In other cases did the pursuit of happiness and failure to achieve it have any bearing on other mass shooters’ decisions? How, for example, was Harris and Klebold’s respective pursuits of happiness affected by situations where they found themselves ostracised or bullied?

Kass, whose expertise is on the Columbine shooting in particular, points out: “Some people claim now that the Columbine shooters were not bullied but there are plenty of accounts that say they were bullied. It may not have been the primary factor but it appears to have happened.”

If there is failure in the pursuit of success or happiness then perhaps there is something to be said for the idea of revenge.

“I think generally speaking there is the motive of vengeance. If there is one motive from everything I’ve read and studied, what I feel is the most common or the most common I’ve seen is vengeance – to get revenge,” Kass sums-up.

So if revenge is a common thread in mass shootings are there any others? It probably won’t have escaped your notice that most perpetrators of mass shootings are males, many of them young men or even boys. Does this mean anything?

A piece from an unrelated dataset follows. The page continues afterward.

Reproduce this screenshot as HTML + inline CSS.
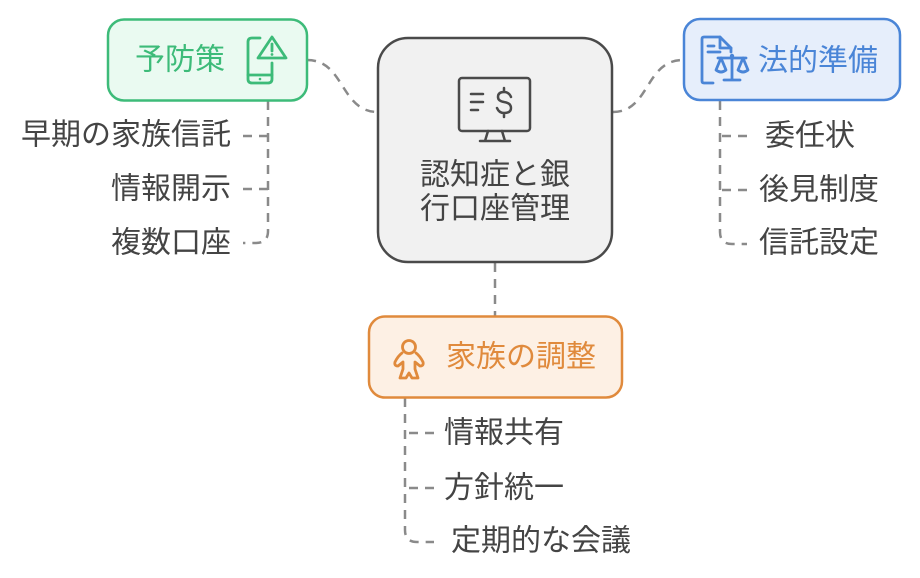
<!DOCTYPE html>
<html><head><meta charset="utf-8"><style>
html,body{margin:0;padding:0;background:#fff;}
svg{display:block;}
text{font-family:"Liberation Sans","Noto Sans CJK JP",sans-serif;font-size:30px;dominant-baseline:central;}
</style></head><body>
<svg width="920" height="578" viewBox="0 0 920 578" xmlns="http://www.w3.org/2000/svg">
<g fill="none" stroke="#8a8a8a" stroke-width="2.5" stroke-dasharray="9 7">
<path d="M307,60 C345,60 340,112 378,112"/>
<path d="M613,112 C650,112 645,60 683,60"/>
<path d="M495,263 L495,316"/>
<path d="M268,101 L268,231 Q268,243 256,243 L243,243"/>
<path d="M243,136 L268,136"/>
<path d="M243,189 L268,189"/>
<path d="M720,101 L720,232 Q720,244 732,244 L747,244"/>
<path d="M747,136 L720,136"/>
<path d="M747,190 L720,190"/>
<path d="M405,398 L405,530 Q405,542 417,542 L434,542"/>
<path d="M434,433 L405,433"/>
<path d="M434,488 L405,488"/>
</g>
<!-- green -->
<rect x="108" y="19.5" width="199" height="81" rx="16" fill="#eafaf1" stroke="#3dbb79" stroke-width="2.5"/>
<text x="135" y="60" fill="#3dbb79">予防策</text>
<g fill="none" stroke="#3dbb79" stroke-width="2.8" stroke-linejoin="round" stroke-linecap="round">
<path d="M260,38 L252,38 Q248,38 248,42 L248,79 Q248,83 252,83 L268,83 Q272,83 272,79 L272,63"/>
<path d="M248,75 L272,75"/>
<path d="M272,37 L286,58 L258,58 Z"/>
<path d="M272,44 L272,51"/>
</g>
<circle cx="272" cy="54.5" r="1.4" fill="#3dbb79"/>
<circle cx="260" cy="79" r="1.3" fill="#3dbb79"/>
<!-- blue -->
<rect x="684" y="19" width="216" height="81" rx="16" fill="#e6eefb" stroke="#4a85d7" stroke-width="2.5"/>
<text x="758" y="61" fill="#4a85d7">法的準備</text>
<g fill="none" stroke="#4a85d7" stroke-width="2.8" stroke-linejoin="round" stroke-linecap="round">
<path d="M713,83 L704,83 Q702,83 702,81 L702,39 Q702,37 704,37 L720,37 L731,48 L731,52"/>
<path d="M720,37 L720,48 L731,48"/>
<path d="M708,46 L714,46"/>
<path d="M708,52 L720,52"/>
<path d="M732,57 L732,80 M724,80 L740,80"/>
<path d="M718,58 L746,58"/>
<path d="M721,58 L716,70 Q721,74 726,70 Z"/>
<path d="M743,58 L738,70 Q743,74 748,70 Z"/>
</g>
<circle cx="732" cy="56" r="2.2" fill="#4a85d7"/>
<!-- center -->
<rect x="378" y="38" width="234" height="224" rx="30" fill="#f1f1f1" stroke="#4a4a4a" stroke-width="2.5"/>
<g fill="none" stroke="#4a4a4a" stroke-width="2.5" stroke-linecap="round" stroke-linejoin="round">
<rect x="459" y="78" width="71" height="53" rx="3"/>
<path d="M488,131 L485,141 M502,131 L505,141 M480,141 L510,141"/>
<path d="M471,94 L483,94 M471,102 L483,102 M471,110 L478,110"/>
<path d="M511,97 Q509,92 504,92 Q498,92 498,97 Q498,101 504,102 Q511,103 511,108 Q511,113 504,113 Q499,113 497,108 M504,88 L504,92 M504,113 L504,117"/>
</g>
<text x="495" y="175" fill="#444" text-anchor="middle">認知症と銀</text>
<text x="495" y="209" fill="#444" text-anchor="middle">行口座管理</text>
<!-- orange -->
<rect x="369" y="316.5" width="253" height="81" rx="16" fill="#fdf0e4" stroke="#e08a3c" stroke-width="2.5"/>
<text x="446" y="357" fill="#e08a3c">家族の調整</text>
<g fill="none" stroke="#e08a3c" stroke-width="2.8" stroke-linejoin="round" stroke-linecap="round">
<circle cx="409" cy="347" r="6.5"/>
<path d="M402,353 Q398,356 395,362 Q394,366 398,366 L403,362 L403,369 L400,378 L406,378 L409,373 L412,378 L418,378 L415,369 L415,362 L420,366 Q424,366 423,362 Q420,356 416,353"/>
</g>
<!-- children text -->
<g fill="#444">
<text x="231" y="135" text-anchor="end">早期の家族信託</text>
<text x="231" y="189" text-anchor="end">情報開示</text>
<text x="231" y="243" text-anchor="end">複数口座</text>
<text x="765" y="136">委任状</text>
<text x="759" y="190">後見制度</text>
<text x="759" y="243">信託設定</text>
<text x="444" y="433">情報共有</text>
<text x="444" y="488">方針統一</text>
<text x="451" y="541">定期的な会議</text>
</g>
</svg>
</body></html>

Dr Wong says: “Adolescents do not have maturity or wisdom to handle personal failure. My personal research is that aggression is a very primitive response, aggression is the most primitive way to cope.”

Gun culture

Finally, if we move away from the characteristics of a shooter or would-be shooter. Is there anything else to consider?

Kass’ Washington Post piece refers to the myth of cracking down on illegal sales means cracking down on a cause of mass shootings. Not true.

Weapons, particularly dangerous ones, are legally bought and sold in the United States. The bigger argument, the one raised by the centrist mayor of New York Michael Bloomberg, is that there should be a debate about gun laws and gun possession in the US.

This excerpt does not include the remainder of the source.